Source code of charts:
(begin)

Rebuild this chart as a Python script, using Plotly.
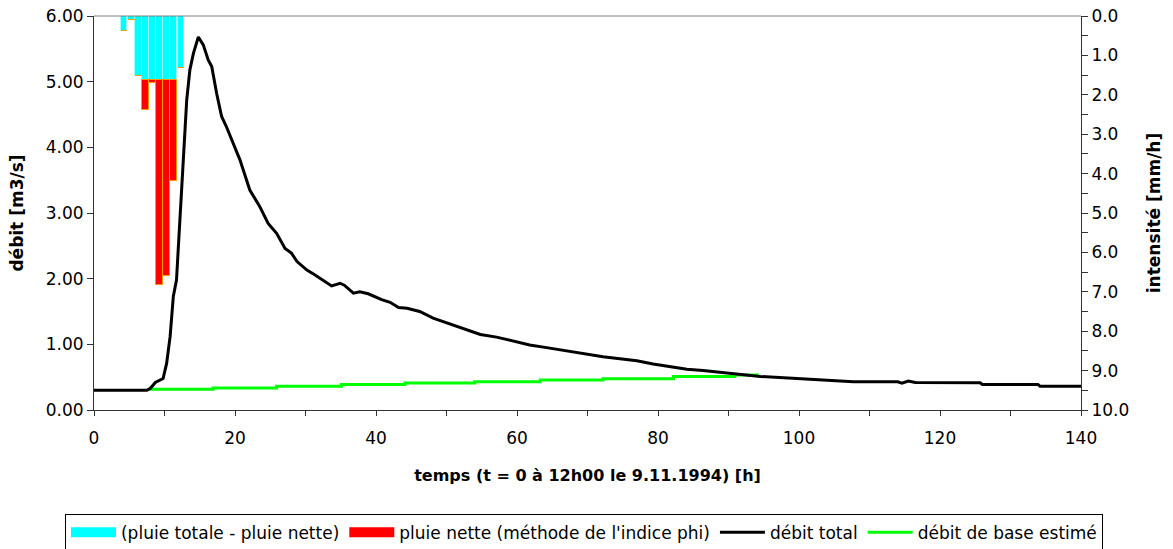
import plotly.graph_objects as go

# ---- data ----
# rain bars (hour centres), intensities in mm/h
rain_t = [4.3, 5.3, 6.3, 7.3, 8.3, 9.3, 10.3, 11.3, 12.3]
rain_excess = [0.37, 0.09, 1.52, 1.63, 1.63, 1.63, 1.63, 1.63, 1.31]   # pluie totale - pluie nette
rain_net = [0.0, 0.0, 0.0, 0.76, 0.08, 5.20, 4.96, 2.56, 0.0]         # pluie nette

# total discharge (m3/s)
q_t = [0, 7.5, 8.0, 8.7, 9.8, 10.3, 10.8, 11.25, 11.7, 12.2, 12.7, 13.15, 13.6, 14.1,
       14.8, 15.5, 16.2, 16.7, 17.4, 18.1, 18.8, 19.8, 20.7, 22.1, 23.5, 24.7, 25.9,
       27.1, 28.0, 28.8, 30.2, 31.3, 32.5, 33.7, 34.9, 35.5, 36.8, 37.7, 38.9, 40.8,
       42.0, 43.2, 44.4, 46.2, 48.1, 50.0, 52.4, 54.8, 57.1, 59.5, 61.8, 64.2, 67.0,
       69.9, 72.2, 74.6, 77.0, 79.3, 81.7, 84.1, 86.4, 88.8, 91.2, 94.5, 99.7, 103.9,
       107.7, 114.0, 114.6, 115.5, 116.5, 125.7, 126.0, 133.9, 134.2, 140]
q_total = [0.30, 0.30, 0.33, 0.42, 0.48, 0.71, 1.12, 1.73, 1.98, 2.89, 3.91, 4.72, 5.18, 5.43,
           5.68, 5.56, 5.33, 5.23, 4.82, 4.47, 4.31, 4.06, 3.81, 3.35, 3.10, 2.84, 2.69,
           2.46, 2.39, 2.26, 2.13, 2.06, 1.97, 1.89, 1.93, 1.90, 1.78, 1.80, 1.77, 1.68,
           1.64, 1.56, 1.55, 1.50, 1.40, 1.33, 1.23, 1.15, 1.11, 1.05, 0.99, 0.95, 0.90,
           0.85, 0.81, 0.78, 0.75, 0.70, 0.66, 0.62, 0.60, 0.57, 0.54, 0.51, 0.48, 0.45,
           0.43, 0.43, 0.41, 0.44, 0.42, 0.415, 0.39, 0.39, 0.36, 0.36]

# estimated base flow (step function)
base_t = [7.7, 16.9, 25.9, 35.1, 44.1, 54.0, 63.3, 72.2, 82.2, 90.9, 94.3]
base_q = [0.315, 0.335, 0.36, 0.39, 0.41, 0.43, 0.455, 0.477, 0.51, 0.533, 0.533]

x_ticks = [0, 20, 40, 60, 80, 100, 120, 140]

FONT = "DejaVu Sans, Liberation Sans, Arial, sans-serif"
AX = "#333333"
FS = 17

fig = go.Figure()

fig.add_trace(go.Bar(x=rain_t, y=rain_excess, yaxis="y2", width=0.9,
                     marker=dict(color="#00FFFF", line=dict(color="#9FFFFF", width=1)),
                     showlegend=False, name="(pluie totale - pluie nette)"))
fig.add_trace(go.Bar(x=rain_t, y=rain_net, yaxis="y2", width=0.9,
                     marker=dict(color="#FF0000", line=dict(color="#FF9900", width=1)),
                     showlegend=False, name="pluie nette (méthode de l'indice phi)"))

fig.add_trace(go.Scatter(x=base_t, y=base_q, mode="lines", line=dict(color="#00FF00", width=3, shape="hv"),
                         showlegend=False, name="débit de base estimé"))
fig.add_trace(go.Scatter(x=q_t, y=q_total, mode="lines", line=dict(color="#000000", width=3),
                         showlegend=False, name="débit total"))

# legend entries (wide swatches like the original)
fig.add_trace(go.Scatter(x=[None], y=[None], mode="lines", line=dict(color="#00FFFF", width=11),
                         name="(pluie totale - pluie nette)"))
fig.add_trace(go.Scatter(x=[None], y=[None], mode="lines", line=dict(color="#FF0000", width=11),
                         name="pluie nette (méthode de l'indice phi)"))
fig.add_trace(go.Scatter(x=[None], y=[None], mode="lines", line=dict(color="#000000", width=3),
                         name="débit total"))
fig.add_trace(go.Scatter(x=[None], y=[None], mode="lines", line=dict(color="#00FF00", width=3),
                         name="débit de base estimé"))

fig.update_layout(
    width=1173, height=549,
    margin=dict(l=94, r=92, t=16, b=139, autoexpand=False),
    paper_bgcolor="white", plot_bgcolor="white",
    font=dict(family=FONT, size=FS, color="black"),
    barmode="stack", bargap=0,
    xaxis=dict(range=[0, 140], tickvals=x_ticks, ticks="outside", ticklen=5, tickcolor=AX,
               showline=True, linecolor=AX, linewidth=1, showgrid=False, zeroline=False,
               automargin=False, ticklabelstandoff=8,
               minor=dict(dtick=10, ticks="outside", ticklen=5, tickcolor=AX),
               title=dict(text="<b>temps (t = 0 à 12h00 le 9.11.1994) [h]</b>", standoff=22,
                          font=dict(size=16)),
               tickfont=dict(size=FS)),
    yaxis=dict(range=[0, 6], dtick=1, tickformat=".2f", ticks="outside", ticklen=6, tickcolor=AX,
               showline=True, linecolor=AX, linewidth=1, showgrid=False, zeroline=False,
               automargin=False,
               title=dict(text="<b>débit [m3/s]</b>", standoff=17, font=dict(size=17)),
               tickfont=dict(size=FS)),
    yaxis2=dict(range=[10, 0], dtick=1, tickformat=".1f", overlaying="y", side="right",
                ticks="outside", ticklen=6, tickcolor=AX, automargin=False,
                minor=dict(dtick=0.5, ticks="outside", ticklen=6, tickcolor=AX),
                showline=True, linecolor=AX, linewidth=1, showgrid=False, zeroline=False,
                title=dict(text="<b>intensité [mm/h]</b>", standoff=19, font=dict(size=17)),
                tickfont=dict(size=FS)),
    legend=dict(orientation="h", x=-0.0294, xanchor="left",
                y=-0.263, yanchor="top",
                bordercolor="black", borderwidth=1, bgcolor="white", traceorder="normal",
                font=dict(size=FS), itemwidth=45, tracegroupgap=0),
    shapes=[dict(type="line", xref="paper", yref="paper", x0=0, x1=1, y0=1, y1=1,
                 line=dict(color="#808080", width=1))],
)

fig.write_html("out.html", config={"displayModeBar": False},
               post_script="document.body.style.margin='0px';document.body.style.overflow='hidden';")
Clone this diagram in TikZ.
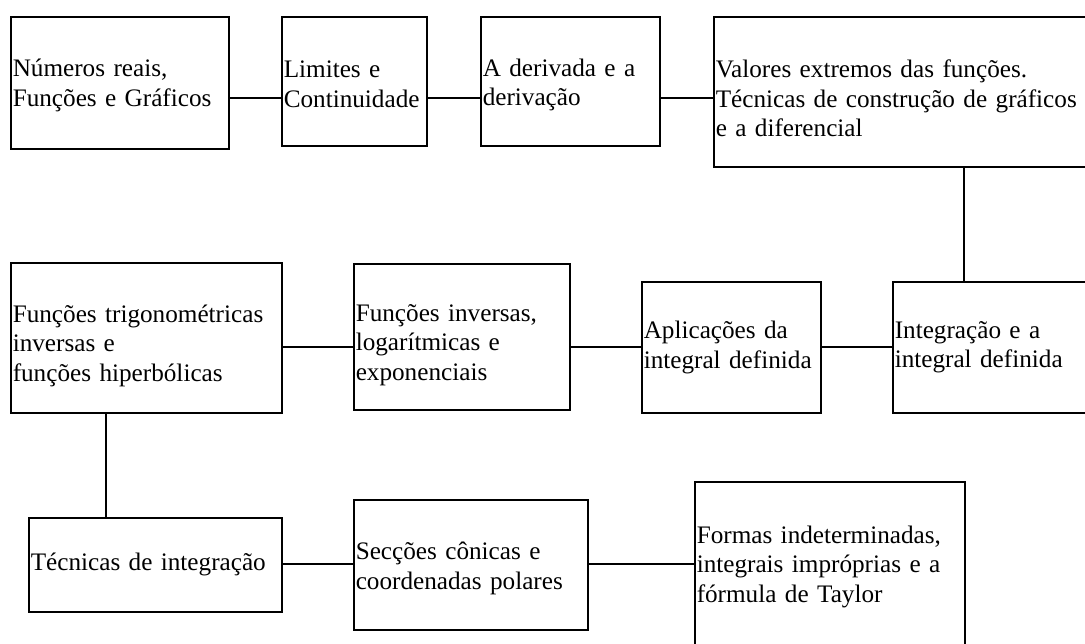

(end)

→ Goal of the exercise: Give again, exactly, the lines from the start of the data through the one holding "rain_net = [0.0, 0.0, 0.0, 0.76, 0.08, 5.20, 4.96, 2.56, 0.0]"; omit the pictures.

→ Exercise solution:
Rebuild this chart as a Python script, using Plotly.
import plotly.graph_objects as go

# ---- data ----
# rain bars (hour centres), intensities in mm/h
rain_t = [4.3, 5.3, 6.3, 7.3, 8.3, 9.3, 10.3, 11.3, 12.3]
rain_excess = [0.37, 0.09, 1.52, 1.63, 1.63, 1.63, 1.63, 1.63, 1.31]   # pluie totale - pluie nette
rain_net = [0.0, 0.0, 0.0, 0.76, 0.08, 5.20, 4.96, 2.56, 0.0]         # pluie nette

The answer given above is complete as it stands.